━━ Available data ━━

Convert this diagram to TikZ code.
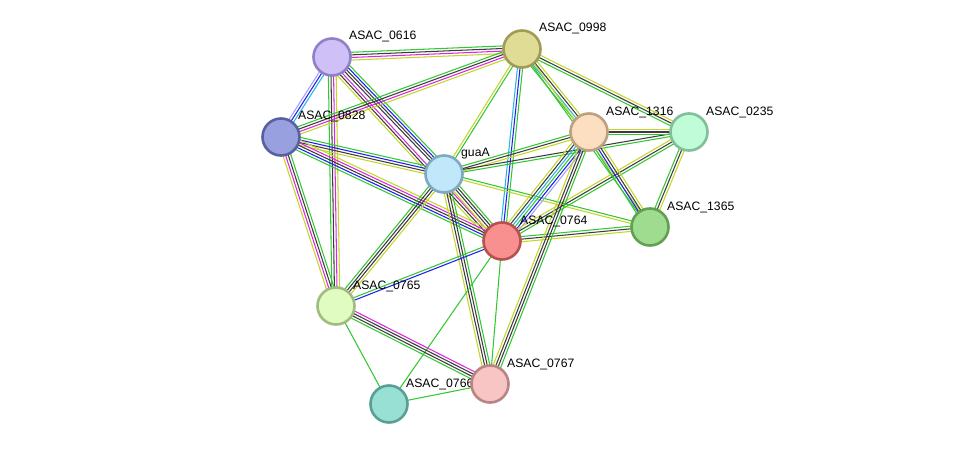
\documentclass[tikz,border=0pt]{standalone}
\usepackage{fontspec}
\setmainfont{Liberation Sans}
\usetikzlibrary{calc}
\pgfdeclarelayer{bg}
\pgfsetlayers{bg,main}
\definecolor{eG}{RGB}{50,200,50}
\definecolor{eK}{RGB}{60,60,60}
\definecolor{eY}{RGB}{195,215,40}
\definecolor{eM}{RGB}{220,40,220}
\definecolor{eB}{RGB}{30,30,240}
\definecolor{eC}{RGB}{40,180,230}
\definecolor{eL}{RGB}{160,160,250}
\tikzset{
  prot/.style={circle, minimum size=37pt, inner sep=0pt, line width=2.6pt},
  lab/.style={anchor=west, font=\fontsize{12.2}{14}\selectfont, inner sep=0pt},
  eline/.style={line width=1.05pt}
}
\newcommand\pedge[5][0]{%
  \foreach \c [count=\i] in {#5}{%
    \pgfmathsetmacro\off{#1+(\i-(#4+1)/2)*2.6}%
    \draw[eline,draw=\c] ($(#2)!\off pt!90:(#3)$) -- ($(#3)!\off pt!-90:(#2)$);
  }}
\begin{document}
\begin{tikzpicture}[x=1pt,y=-1pt]
\useasboundingbox (0,0) rectangle (975,450);
% coordinates of proteins
\coordinate (p0616) at (332,57);
\coordinate (p0998) at (522,49);
\coordinate (p0828) at (281,137);
\coordinate (pguaA) at (444,174);
\coordinate (p1316) at (589,132);
\coordinate (p0235) at (689,132);
\coordinate (p1365) at (650,227);
\coordinate (p0764) at (502,241);
\coordinate (p0765) at (336,306);
\coordinate (p0766) at (389,404);
\coordinate (p0767) at (490,384);
% labels
\node[lab] (l0616) at ($(p0616)+(17,-21)$) {ASAC\_0616};
\node[lab] (l0998) at ($(p0998)+(17,-21)$) {ASAC\_0998};
\node[lab] (l0828) at ($(p0828)+(17,-21)$) {ASAC\_0828};
\node[lab] (lguaA) at ($(pguaA)+(17,-20)$) {guaA};
\node[lab] (l1316) at ($(p1316)+(17,-20)$) {ASAC\_1316};
\node[lab] (l0235) at ($(p0235)+(17,-20)$) {ASAC\_0235};
\node[lab] (l1365) at ($(p1365)+(17,-20)$) {ASAC\_1365};
\node[lab] (l0764) at ($(p0764)+(18,-20)$) {ASAC\_0764};
\node[lab] (l0765) at ($(p0765)+(17,-20)$) {ASAC\_0765};
\node[lab] (l0766) at ($(p0766)+(17,-20)$) {ASAC\_0766};
\node[lab] (l0767) at ($(p0767)+(17,-20)$) {ASAC\_0767};
% proteins
\node[prot, fill={rgb,255:red,208;green,192;blue,248}, draw={rgb,255:red,144;green,128;blue,200}] (n0616) at (p0616) {};
\node[prot, fill={rgb,255:red,224;green,220;blue,150}, draw={rgb,255:red,160;green,156;blue,88}] (n0998) at (p0998) {};
\node[prot, fill={rgb,255:red,152;green,160;blue,224}, draw={rgb,255:red,88;green,96;blue,160}] (n0828) at (p0828) {};
\node[prot, fill={rgb,255:red,192;green,232;blue,250}, draw={rgb,255:red,128;green,168;blue,192}] (guaA) at (pguaA) {};
\node[prot, fill={rgb,255:red,252;green,222;blue,192}, draw={rgb,255:red,188;green,160;blue,128}] (n1316) at (p1316) {};
\node[prot, fill={rgb,255:red,192;green,252;blue,216}, draw={rgb,255:red,128;green,192;blue,152}] (n0235) at (p0235) {};
\node[prot, fill={rgb,255:red,160;green,220;blue,144}, draw={rgb,255:red,96;green,160;blue,80}] (n1365) at (p1365) {};
\node[prot, fill={rgb,255:red,248;green,144;blue,144}, draw={rgb,255:red,184;green,80;blue,80}] (n0764) at (p0764) {};
\node[prot, fill={rgb,255:red,224;green,252;blue,192}, draw={rgb,255:red,160;green,188;blue,128}] (n0765) at (p0765) {};
\node[prot, fill={rgb,255:red,152;green,224;blue,212}, draw={rgb,255:red,88;green,160;blue,148}] (n0766) at (p0766) {};
\node[prot, fill={rgb,255:red,248;green,196;blue,196}, draw={rgb,255:red,184;green,132;blue,132}] (n0767) at (p0767) {};
% edges
\begin{pgfonlayer}{bg}
\fill[white] (0,0) rectangle (975,450);
\pedge{n0616}{n0998}{4}{eY,eM,eK,eG}
\pedge{n0616}{n0828}{3}{eL,eB,eC}
\pedge[3]{n0616}{guaA}{4}{eK,eK,eB,eG}
\pedge[-6]{n0616}{n0764}{3}{eY,eK,eM}
\pedge{n0616}{n0765}{4}{eG,eK,eM,eY}
\pedge{n0828}{n0998}{4}{eY,eM,eK,eG}
\pedge{n0828}{guaA}{4}{eY,eK,eB,eG}
\pedge{n0828}{n0764}{5}{eG,eB,eK,eM,eY}
\pedge{n0828}{n0765}{4}{eY,eM,eK,eG}
\pedge{n0998}{guaA}{2}{eY,eG}
\pedge{n0998}{n0764}{3}{eC,eB,eG}
\pedge{n0998}{n1316}{4}{eG,eC,eK,eY}
\pedge{n0998}{n0235}{3}{eG,eK,eY}
\pedge{n0998}{n1365}{2}{eG,eY}
\pedge{guaA}{n1316}{3}{eY,eK,eG}
\pedge{guaA}{n0235}{2}{eG,eK}
\pedge{guaA}{n1365}{2}{eY,eG}
\pedge{guaA}{n0764}{4}{eY,eK,eK,eG}
\pedge{guaA}{n0765}{4}{eG,eK,eK,eY}
\pedge{guaA}{n0767}{4}{eY,eK,eK,eG}
\pedge{n0764}{n1316}{6}{eL,eB,eG,eC,eK,eY}
\pedge{n0764}{n0235}{3}{eG,eK,eY}
\pedge{n0764}{n1365}{3}{eY,eK,eG}
\pedge{n0764}{n0765}{2}{eG,eB}
\pedge{n0764}{n0766}{1}{eG}
\pedge{n0764}{n0767}{1}{eG}
\pedge{n0765}{n0767}{4}{eG,eK,eK,eM}
\pedge{n0765}{n0766}{1}{eG}
\pedge{n0766}{n0767}{1}{eG}
\pedge{n1316}{n0767}{4}{eY,eK,eK,eG}
\pedge{n1316}{n0235}{3}{eG,eK,eY}
\pedge{n1316}{n1365}{4}{eG,eB,eK,eY}
\pedge{n0235}{n1365}{3}{eG,eK,eY}
\end{pgfonlayer}
\end{tikzpicture}
\end{document}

━━━

Job: Without the images, write out each line of the data verbatim.

Output below:
Convert this diagram to TikZ code.
\documentclass[tikz,border=0pt]{standalone}
\usepackage{fontspec}
\setmainfont{Liberation Sans}
\usetikzlibrary{calc}
\pgfdeclarelayer{bg}
\pgfsetlayers{bg,main}
\definecolor{eG}{RGB}{50,200,50}
\definecolor{eK}{RGB}{60,60,60}
\definecolor{eY}{RGB}{195,215,40}
\definecolor{eM}{RGB}{220,40,220}
\definecolor{eB}{RGB}{30,30,240}
\definecolor{eC}{RGB}{40,180,230}
\definecolor{eL}{RGB}{160,160,250}
\tikzset{
  prot/.style={circle, minimum size=37pt, inner sep=0pt, line width=2.6pt},
  lab/.style={anchor=west, font=\fontsize{12.2}{14}\selectfont, inner sep=0pt},
  eline/.style={line width=1.05pt}
}
\newcommand\pedge[5][0]{%
  \foreach \c [count=\i] in {#5}{%
    \pgfmathsetmacro\off{#1+(\i-(#4+1)/2)*2.6}%
    \draw[eline,draw=\c] ($(#2)!\off pt!90:(#3)$) -- ($(#3)!\off pt!-90:(#2)$);
  }}
\begin{document}
\begin{tikzpicture}[x=1pt,y=-1pt]
\useasboundingbox (0,0) rectangle (975,450);
% coordinates of proteins
\coordinate (p0616) at (332,57);
\coordinate (p0998) at (522,49);
\coordinate (p0828) at (281,137);
\coordinate (pguaA) at (444,174);
\coordinate (p1316) at (589,132);
\coordinate (p0235) at (689,132);
\coordinate (p1365) at (650,227);
\coordinate (p0764) at (502,241);
\coordinate (p0765) at (336,306);
\coordinate (p0766) at (389,404);
\coordinate (p0767) at (490,384);
% labels
\node[lab] (l0616) at ($(p0616)+(17,-21)$) {ASAC\_0616};
\node[lab] (l0998) at ($(p0998)+(17,-21)$) {ASAC\_0998};
\node[lab] (l0828) at ($(p0828)+(17,-21)$) {ASAC\_0828};
\node[lab] (lguaA) at ($(pguaA)+(17,-20)$) {guaA};
\node[lab] (l1316) at ($(p1316)+(17,-20)$) {ASAC\_1316};
\node[lab] (l0235) at ($(p0235)+(17,-20)$) {ASAC\_0235};
\node[lab] (l1365) at ($(p1365)+(17,-20)$) {ASAC\_1365};
\node[lab] (l0764) at ($(p0764)+(18,-20)$) {ASAC\_0764};
\node[lab] (l0765) at ($(p0765)+(17,-20)$) {ASAC\_0765};
\node[lab] (l0766) at ($(p0766)+(17,-20)$) {ASAC\_0766};
\node[lab] (l0767) at ($(p0767)+(17,-20)$) {ASAC\_0767};
% proteins
\node[prot, fill={rgb,255:red,208;green,192;blue,248}, draw={rgb,255:red,144;green,128;blue,200}] (n0616) at (p0616) {};
\node[prot, fill={rgb,255:red,224;green,220;blue,150}, draw={rgb,255:red,160;green,156;blue,88}] (n0998) at (p0998) {};
\node[prot, fill={rgb,255:red,152;green,160;blue,224}, draw={rgb,255:red,88;green,96;blue,160}] (n0828) at (p0828) {};
\node[prot, fill={rgb,255:red,192;green,232;blue,250}, draw={rgb,255:red,128;green,168;blue,192}] (guaA) at (pguaA) {};
\node[prot, fill={rgb,255:red,252;green,222;blue,192}, draw={rgb,255:red,188;green,160;blue,128}] (n1316) at (p1316) {};
\node[prot, fill={rgb,255:red,192;green,252;blue,216}, draw={rgb,255:red,128;green,192;blue,152}] (n0235) at (p0235) {};
\node[prot, fill={rgb,255:red,160;green,220;blue,144}, draw={rgb,255:red,96;green,160;blue,80}] (n1365) at (p1365) {};
\node[prot, fill={rgb,255:red,248;green,144;blue,144}, draw={rgb,255:red,184;green,80;blue,80}] (n0764) at (p0764) {};
\node[prot, fill={rgb,255:red,224;green,252;blue,192}, draw={rgb,255:red,160;green,188;blue,128}] (n0765) at (p0765) {};
\node[prot, fill={rgb,255:red,152;green,224;blue,212}, draw={rgb,255:red,88;green,160;blue,148}] (n0766) at (p0766) {};
\node[prot, fill={rgb,255:red,248;green,196;blue,196}, draw={rgb,255:red,184;green,132;blue,132}] (n0767) at (p0767) {};
% edges
\begin{pgfonlayer}{bg}
\fill[white] (0,0) rectangle (975,450);
\pedge{n0616}{n0998}{4}{eY,eM,eK,eG}
\pedge{n0616}{n0828}{3}{eL,eB,eC}
\pedge[3]{n0616}{guaA}{4}{eK,eK,eB,eG}
\pedge[-6]{n0616}{n0764}{3}{eY,eK,eM}
\pedge{n0616}{n0765}{4}{eG,eK,eM,eY}
\pedge{n0828}{n0998}{4}{eY,eM,eK,eG}
\pedge{n0828}{guaA}{4}{eY,eK,eB,eG}
\pedge{n0828}{n0764}{5}{eG,eB,eK,eM,eY}
\pedge{n0828}{n0765}{4}{eY,eM,eK,eG}
\pedge{n0998}{guaA}{2}{eY,eG}
\pedge{n0998}{n0764}{3}{eC,eB,eG}
\pedge{n0998}{n1316}{4}{eG,eC,eK,eY}
\pedge{n0998}{n0235}{3}{eG,eK,eY}
\pedge{n0998}{n1365}{2}{eG,eY}
\pedge{guaA}{n1316}{3}{eY,eK,eG}
\pedge{guaA}{n0235}{2}{eG,eK}
\pedge{guaA}{n1365}{2}{eY,eG}
\pedge{guaA}{n0764}{4}{eY,eK,eK,eG}
\pedge{guaA}{n0765}{4}{eG,eK,eK,eY}
\pedge{guaA}{n0767}{4}{eY,eK,eK,eG}
\pedge{n0764}{n1316}{6}{eL,eB,eG,eC,eK,eY}
\pedge{n0764}{n0235}{3}{eG,eK,eY}
\pedge{n0764}{n1365}{3}{eY,eK,eG}
\pedge{n0764}{n0765}{2}{eG,eB}
\pedge{n0764}{n0766}{1}{eG}
\pedge{n0764}{n0767}{1}{eG}
\pedge{n0765}{n0767}{4}{eG,eK,eK,eM}
\pedge{n0765}{n0766}{1}{eG}
\pedge{n0766}{n0767}{1}{eG}
\pedge{n1316}{n0767}{4}{eY,eK,eK,eG}
\pedge{n1316}{n0235}{3}{eG,eK,eY}
\pedge{n1316}{n1365}{4}{eG,eB,eK,eY}
\pedge{n0235}{n1365}{3}{eG,eK,eY}
\end{pgfonlayer}
\end{tikzpicture}
\end{document}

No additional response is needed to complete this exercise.